Yurttaşların yıllarca devlete deprem vergisi ödediğini hatırlatan Akbaba, byurttaşların yaşadığı zorluklara işaret ederek devletin tutumunu eleştirdi. Akbaba, "Bugün tüm devlet erkanı buralara gelip kilometrelerce uzayan kuyruklarla şov yapmaya çalışıyor. Televizyon ekranlarına çıkıp enkaz sayısını bile doğru düzgün açıklayamayan verilerle her dairede 1 kişi olsa 20 daire var toplam 20 kişi enkaz altındadır diyerek gerçeği yansıtmayan
açıklamalar yapmayı tercih ediyorlar. Televizyon ekranlarına çıkıp şov yapmayı bıraksınlar. Bugüne kadar bu halk deprem vergisi ödedi. Bu vergilerin nerede olduğunu açıklayın. Bu halkın deprem vergileri nerede? Televizyonlara çıkıp şov yapmak yerine deprem vergilerinin gerçek sahiplerine ulaşmalarını sağlayın" dedi.

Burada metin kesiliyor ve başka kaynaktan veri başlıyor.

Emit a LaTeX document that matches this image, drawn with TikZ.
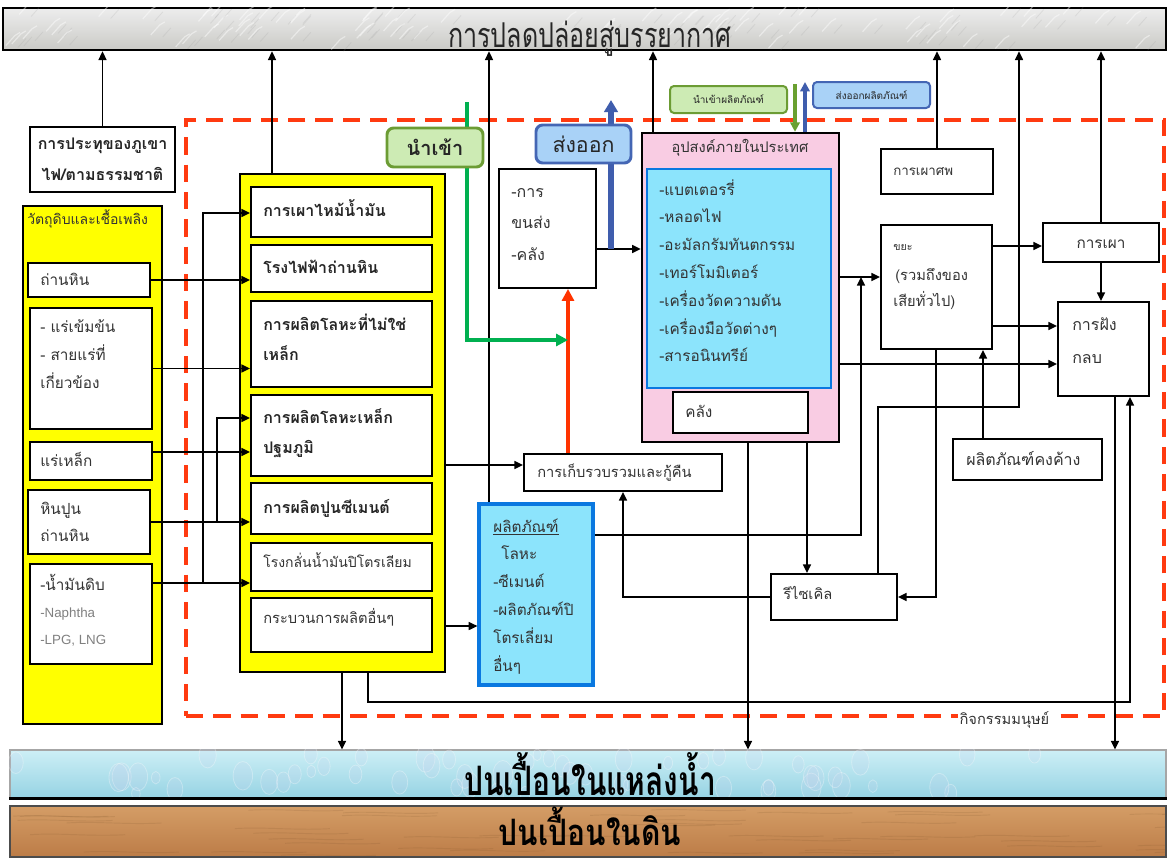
\documentclass[tikz,border=0pt]{standalone}
\usepackage{graphicx}
\usepackage{fontspec}
\setmainfont[Script=Thai]{Loma}
\newfontfamily\latinsans{Liberation Sans}
\usetikzlibrary{arrows.meta,fit,calc}

\definecolor{ylw}{HTML}{FFFF00}
\definecolor{pinkfill}{HTML}{F9CCE3}
\definecolor{cyanfill}{HTML}{8CE4FC}
\definecolor{cyanedge}{HTML}{0A78E0}
\definecolor{dashred}{HTML}{FF3A10}
\definecolor{flowred}{HTML}{FF3300}
\definecolor{flowgreen}{HTML}{00B050}
\definecolor{flowblue}{HTML}{3F5DAD}
\definecolor{smallgreen}{HTML}{6AA030}
\definecolor{tagGfill}{HTML}{CDEBB4}
\definecolor{tagGedge}{HTML}{6C9C34}
\definecolor{tagBfill}{HTML}{A9D2F7}
\definecolor{tagBedge}{HTML}{4466B4}
\definecolor{txt}{HTML}{333333}
\definecolor{airA}{HTML}{EDEDED}
\definecolor{airB}{HTML}{CACAC6}
\definecolor{waterA}{HTML}{CDEFF6}
\definecolor{waterB}{HTML}{96D3E3}
\definecolor{soilA}{HTML}{D49D66}
\definecolor{soilB}{HTML}{BC7C47}

\newcommand\fsz[1]{\fontsize{#1}{#1}\selectfont}

\tikzset{
  x=0.75pt, y=-0.75pt,
  box/.style={rectangle, draw=black, line width=1.4pt, fill=white, inner sep=0pt},
  lbl/.style={anchor=base west, inner sep=0pt, text=txt, font=\fsz{11.5}},
  blbl/.style={lbl, text=black!85, font=\fsz{12}\bfseries},
  conn/.style={line width=1.2pt, draw=black},
  arr/.style={conn, -{Triangle[length=6.5pt,width=6pt]}},
  dashbox/.style={rectangle, draw=dashred, line width=3pt, dash pattern=on 13pt off 7.5pt, inner sep=0pt},
  tag/.style={rectangle, rounded corners=5pt, line width=2.2pt, inner sep=0pt},
  flowG/.style={line width=3.5pt, draw=flowgreen, -{Triangle[length=9pt,width=9pt]}},
  flowR/.style={line width=3.5pt, draw=flowred, -{Triangle[length=9pt,width=9pt]}},
  flowB/.style={line width=4pt, draw=flowblue, -{Triangle[length=9pt,width=10pt]}},
  bigtitle/.style={anchor=base, inner sep=0pt, text=black},
}

% lines of text placed one below another, baseline to baseline
\newcommand\stack[6][]{%
  \foreach \t [count=\i] in {#6}
    \node[lbl,#1] (#2-\i) at ({#3},{#4+(\i-1)*#5}) {\t};}

\begin{document}
\begin{tikzpicture}
\useasboundingbox (0,0) rectangle (1167,858);
\fill[white] (0,0) rectangle (1167,858);

% ---------- human activity frame ----------
\node[dashbox, fit={(186,120) (1164,716)}] (human) {};

% ---------- receiving media ----------
\node[fit={(3,8) (1166,50)}, inner sep=0pt, draw=black, line width=2pt,
      top color=airA, bottom color=airB] (air) {};
\node[fit={(10,750) (1166,798)}, inner sep=0pt, draw=gray!70, line width=0.8pt,
      top color=waterA, bottom color=waterB] (water) {};
\node[fit={(10,806) (1166,857)}, inner sep=0pt, draw=black!70, line width=1pt,
      top color=soilA, bottom color=soilB] (soil) {};

% surface textures: marble veins, water drops, wood grain
\pgfmathsetseed{11}
\begin{scope}
  \clip (air.north west) rectangle (air.south east);
  \foreach \k in {1,...,80}{
    \pgfmathsetmacro\px{5+1160*rnd}\pgfmathsetmacro\py{14+36*rnd}
    \draw[white, opacity=0.45, line width=0.9pt] (\px,\py) -- ++(9,-10) -- ++(5,-3);
    \draw[gray!80, opacity=0.18, line width=0.6pt] (\px+12,\py+2) -- ++(8,-9);}
\end{scope}
\begin{scope}
  \clip (water.north west) rectangle (water.south east);
  \foreach \k in {1,...,55}{
    \pgfmathsetmacro\px{10+1157*rnd}\pgfmathsetmacro\py{754+40*rnd}\pgfmathsetmacro\rr{4+6*rnd}
    \draw[white, opacity=0.3, line width=0.6pt, fill=cyan!40!blue!20, fill opacity=0.18]
      (\px,\py) ellipse ({\rr*0.75pt} and {\rr*1.1pt});}
\end{scope}
\draw[line width=2.5pt] (water.south west) -- (water.south east);
\begin{scope}
  \clip (soil.north west) rectangle (soil.south east);
  \foreach \k in {1,...,45}{
    \pgfmathsetmacro\px{10+1157*rnd}\pgfmathsetmacro\py{810+46*rnd}
    \draw[brown!60!black, opacity=0.14, line width=0.7pt] (\px,\py) .. controls (\px+30,\py-2) and (\px+60,\py+2) .. (\px+95,\py);}
\end{scope}

\node[bigtitle, text=black!85, font=\fsz{19}] (air-t) at (590,47)
  {\scalebox{0.99}[1.35]{การปลดปล่อยสู่บรรยากาศ}};
\node[bigtitle, font=\fsz{21}\bfseries] (water-t) at (590,795)
  {\scalebox{1.07}[1.45]{ปนเปื้อนในแหล่งน้ำ}};
\node[bigtitle, font=\fsz{21}\bfseries] (soil-t) at (590,845)
  {\scalebox{1.07}[1.3]{ปนเปื้อนในดิน}};

% ---------- natural source ----------
\node[box, fit={(30,127) (175,192)}] (volc) {};
\node[align=center, inner sep=0pt, text=black!85, font=\fontsize{12}{23}\selectfont\bfseries]
  (volc-t) at (volc.center) {การประทุของภูเขา\\ไฟ/ตามธรรมชาติ};

% ---------- raw materials and fuels ----------
\node[box, fill=ylw, line width=1.8pt, fit={(23,206) (162,724)}] (raw) {};
\node[lbl, font=\fsz{10.5}] (raw-t) at (27,224) {วัตถุดิบและเชื้อเพลิง};
\node[box, fit={(28,263) (150,297)}] (coal) {};
\node[lbl] (coal-t) at (40,285) {ถ่านหิน};
\node[box, fit={(30,308) (152,429)}] (conc) {};
\stack{conc}{40}{332}{28}{- แร่เข้มข้น, - สายแร่ที่, เกี่ยวข้อง}
\node[box, fit={(30,442) (152,480)}] (iron) {};
\node[lbl] (iron-t) at (40,466) {แร่เหล็ก};
\node[box, fit={(28,490) (150,554)}] (lime) {};
\stack{lime}{40}{514}{27}{หินปูน, ถ่านหิน}
\node[box, fit={(30,564) (152,664)}] (crude) {};
\stack{crude}{40}{590}{27}{-น้ำมันดิบ, {\latinsans\fsz{10}\color{gray}-Naphtha}, {\latinsans\fsz{10}\color{gray}-LPG, LNG}}

% ---------- industrial processes ----------
\node[box, fill=ylw, line width=1.8pt, fit={(240,174) (445,672)}] (mid) {};
\node[box, fit={(251,187) (432,237)}] (p1) {};
\node[blbl] (p1-t) at (263,216) {การเผาไหม้น้ำมัน};
\node[box, fit={(251,245) (432,292)}] (p2) {};
\node[blbl] (p2-t) at (263,273) {โรงไฟฟ้าถ่านหิน};
\node[box, fit={(251,301) (432,387)}] (p3) {};
\stack[blbl]{p3}{263}{330}{30}{การผลิตโลหะที่ไม่ใช่, เหล็ก}
\node[box, fit={(251,395) (432,476)}] (p4) {};
\stack[blbl]{p4}{263}{423}{30}{การผลิตโลหะเหล็ก, ปฐมภูมิ}
\node[box, fit={(251,483) (432,534)}] (p5) {};
\node[blbl] (p5-t) at (263,513) {การผลิตปูนซีเมนต์};
\node[box, fit={(251,543) (432,591)}] (p6) {};
\node[lbl, font=\fsz{10.5}] (p6-t) at (263,567) {โรงกลั่นน้ำมันปิโตรเลียม};
\node[box, fit={(251,598) (432,652)}] (p7) {};
\node[lbl, font=\fsz{11}] (p7-t) at (263,623) {กระบวนการผลิตอื่นๆ};

% ---------- trade, collection and products ----------
\node[box, fit={(499,169) (596,288)}] (trans) {};
\stack[font=\fsz{12}]{trans}{511}{197}{31.5}{-การ, ขนส่ง, -คลัง}
\node[box, fit={(524,454) (722,491)}] (coll) {};
\node[lbl, font=\fsz{11}] (coll-t) at (537,477) {การเก็บรวบรวมและกู้คืน};
\node[box, fill=cyanfill, draw=cyanedge, line width=2.4pt, fit={(479,504) (593,685)}] (prod) {};
\stack[font=\fsz{11.5}]{prod}{493}{532}{27.8}{\underline{ผลิตภัณฑ์}, \hspace*{6pt}โลหะ, -ซีเมนต์, -ผลิตภัณฑ์ปิ, โตรเลี่ยม, อื่นๆ}

% ---------- domestic demand ----------
\node[box, fill=pinkfill, line width=1.8pt, fit={(642,133) (839,442)}] (dom) {};
\node[anchor=base, inner sep=0pt, text=txt, font=\fsz{11}] (dom-t) at (740,152) {อุปสงค์ภายในประเทศ};
\node[box, fill=cyanfill, draw=cyanedge, line width=2pt, fit={(647,169) (831,388)}] (lst) {};
\stack[font=\fsz{11.5}]{lst}{659}{195}{27.8}{-แบตเตอรรี่, -หลอดไฟ, -อะมัลกรัมทันตกรรม, -เทอร์โมมิเตอร์, -เครื่องวัดความดัน, -เครื่องมือวัดต่างๆ, -สารอนินทรีย์}
\node[box, fit={(673,392) (808,433)}] (store) {};
\node[lbl, font=\fsz{11.5}] (store-t) at (685,417) {คลัง};

% ---------- end of life ----------
\node[box, fit={(881,149) (993,194)}] (crem) {};
\node[lbl, font=\fsz{10}] (crem-t) at (893,175) {การเผาศพ};
\node[box, fit={(881,225) (992,349)}] (waste) {};
\node[lbl, font=\fsz{8}] (waste-t1) at (893,250) {ขยะ};
\node[lbl, font=\fsz{11}] (waste-t2) at (895,280) {(รวมถึงของ};
\node[lbl, font=\fsz{11}] (waste-t3) at (893,306) {เสียทั่วไป)};
\node[box, fit={(1043,223) (1159,262)}] (inc) {};
\node[anchor=base, inner sep=0pt, text=txt, font=\fsz{11.5}] (inc-t) at (1101,248) {การเผา};
\node[box, fit={(1058,302) (1149,396)}] (land) {};
\stack[font=\fsz{12}]{land}{1072}{330}{33}{การฝัง, กลบ}
\node[box, fit={(953,439) (1102,480)}] (resid) {};
\node[lbl, font=\fsz{12}, text=black!80] (resid-t) at (966,465) {ผลิตภัณฑ์คงค้าง};
\node[box, fit={(771,574) (897,620)}] (recyc) {};
\node[lbl, font=\fsz{11}] (recyc-t) at (783,599) {รีไซเคิล};

\node[lbl, font=\fsz{11}, fill=white, inner sep=1pt] (human-t) at (958,724) {กิจกรรมมนุษย์};

% ---------- guide lines for connector routing ----------
\foreach \v in {203,217,272,342,368,467,489,568,611,623,653,748,795,805,807,861,878,936,983,1019,1101,1115,1130}
  \coordinate (x\v) at (\v,0);
\foreach \v in {82,84,100,102,213,246,249,277,326,340,364,407,418,452,465,535,583,597,626,702}
  \coordinate (y\v) at (0,\v);

% raw materials into processes
\draw[arr] (coal.east) -- (coal.east -| p2.west);
\draw[arr] (conc.east) -- (conc.east -| p3.west);
\draw[arr] (iron.east |- y452) -- (p4.west |- y452);
\draw[arr] (lime.east) -- (lime.east -| p5.west);
\draw[arr] (crude.east |- y583) -- (p6.west |- y583);
\draw[arr] (x203 |- y583) -- (x203 |- y213) -- (p1.west |- y213);
\draw[arr] (x217 |- lime.east) -- (x217 |- y418) -- (p4.west |- y418);

% emissions to air
\draw[arr] (volc.north) -- (air.south -| volc.north);
\draw[arr] (mid.north -| x272) -- (air.south -| x272);
\draw[arr] (prod.north -| x489) -- (air.south -| x489);
\draw[arr] (dom.north -| x653) -- (air.south -| x653);
\draw[arr] (crem.north) -- (air.south -| crem.north);
\draw[arr] (inc.north) -- (air.south -| inc.north);
\draw[arr] (recyc.north -| x878) -- (x878 |- y407) -- (x1019 |- y407) -- (air.south -| x1019);

% process outputs
\draw[arr] (mid.east |- y465) -- (coll.west |- y465);
\draw[arr] (mid.east |- y626) -- (prod.west |- y626);
\draw[arr] (mid.south -| x342) -- (water.north -| x342);
\draw[arr] (mid.south -| x368) -- (x368 |- y702) -- (x1130 |- y702) -- (land.south -| x1130);
\draw[arr] (prod.east |- y535) -- (x861 |- y535) -- (x861 |- y277);

% trade and demand
\draw[arr] (trans.east |- y249) -- (dom.west |- y249);
\draw[flowB] (x611 |- y249) -- (x611 |- y100);
\draw[flowR] (coll.north -| x568) -- (trans.south -| x568);
\draw[flowG] (x467 |- y102) -- (x467 |- y340) -- (x568 |- y340);
\draw[line width=3pt, draw=smallgreen, -{Triangle[length=7pt,width=7pt]}] (x795 |- y84) -- (dom.north -| x795);
\draw[line width=3pt, draw=flowblue, -{Triangle[length=7pt,width=7pt]}] (dom.north -| x805) -- (x805 |- y82);
\draw[arr] (dom.east |- y277) -- (waste.west |- y277);
\draw[arr] (dom.east |- y364) -- (land.west |- y364);
\draw[arr] (dom.south -| x748) -- (water.north -| x748);
\draw[arr] (dom.south -| x807) -- (recyc.north -| x807);

% waste handling
\draw[arr] (waste.east |- y246) -- (inc.west |- y246);
\draw[arr] (waste.east |- y326) -- (land.west |- y326);
\draw[arr] (waste.south -| x936) -- (x936 |- y597) -- (recyc.east |- y597);
\draw[arr] (resid.north -| x983) -- (waste.south -| x983);
\draw[arr] (inc.south) -- (land.north -| inc.south);
\draw[arr] (recyc.west |- y597) -- (x623 |- y597) -- (coll.south -| x623);
\draw[arr] (land.south -| x1115) -- (water.north -| x1115);

% ---------- trade tags ----------
\node[tag, draw=tagGedge, fill=tagGfill, fit={(387,128) (483,167)}] (imp) {};
\node[inner sep=0pt, text=black!85, font=\fsz{15}\bfseries] (imp-t) at (imp.center) {นำเข้า};
\node[tag, draw=tagBedge, fill=tagBfill, fit={(536,125) (631,163)}] (exp) {};
\node[inner sep=0pt, text=black!85, font=\fsz{16}] (exp-t) at (exp.center) {ส่งออก};
\node[tag, rounded corners=3pt, line width=1.5pt, draw=tagGedge, fill=tagGfill, fit={(670,86) (787,113)}] (impp) {};
\node[inner sep=0pt, text=black!85, font=\fsz{7.5}] (impp-t) at (impp.center) {นำเข้าผลิตภัณฑ์};
\node[tag, rounded corners=3pt, line width=1.5pt, draw=tagBedge, fill=tagBfill, fit={(813,82) (930,108)}] (expp) {};
\node[inner sep=0pt, text=black!85, font=\fsz{7.5}] (expp-t) at (expp.center) {ส่งออกผลิตภัณฑ์};
\end{tikzpicture}
\end{document}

DAYANIŞMA KAMPANYASINA ÇAĞRI

Halkevleri olarak enkaz bölgelerini gezdiklerini ve ihtiyaç tespiti yapmaya çalıştıklarını söyleyen Akbaba, belirlenen ihtiyaçlar doğrultusunda bir dayanışma kampanyası inşa etmeye karar verdiklerini söyledi. Tüm yurttaşları kampanyaya destek olmaya çağıran Akbaba, son olarak şunları söyledi:

"Akşam geç saatlerde ancak çadırlar kurulmaya, ihtiyaç malzemeleri getirilmeye başlandı. Daha sonra akşam saatlerinden itibaren enkaz bölgelerini gezerek ihtiyaç tespiti yapmaya çalıştık. Enkazların olduğu bölgelerde belediyenin çalışmaları ilerliyor ama evlerine girmeye çekinen insanların olduğu diğer bölgelerde bugüne kadar hiçbir çalışma yapılmadı. Korona şartlarından insanlar kendi imkanlarıyla ayakta durmaya çalışıyor. Bizler de Halkevi olarak olarak bugün herkesi dayanışmaya çağırıyoruz. Mont, el feneri, battaniye, mat, uyku tulumu gibi temel ihtiyaçları şu an tüm dostlarımızdan toplamaya çalışıyoruz.

Herkesi, bulunduğu her yerde elinde olanı paylaşmaya, bir tas çorbasını yanındaki komşusuna vermeye çağırıyoruz."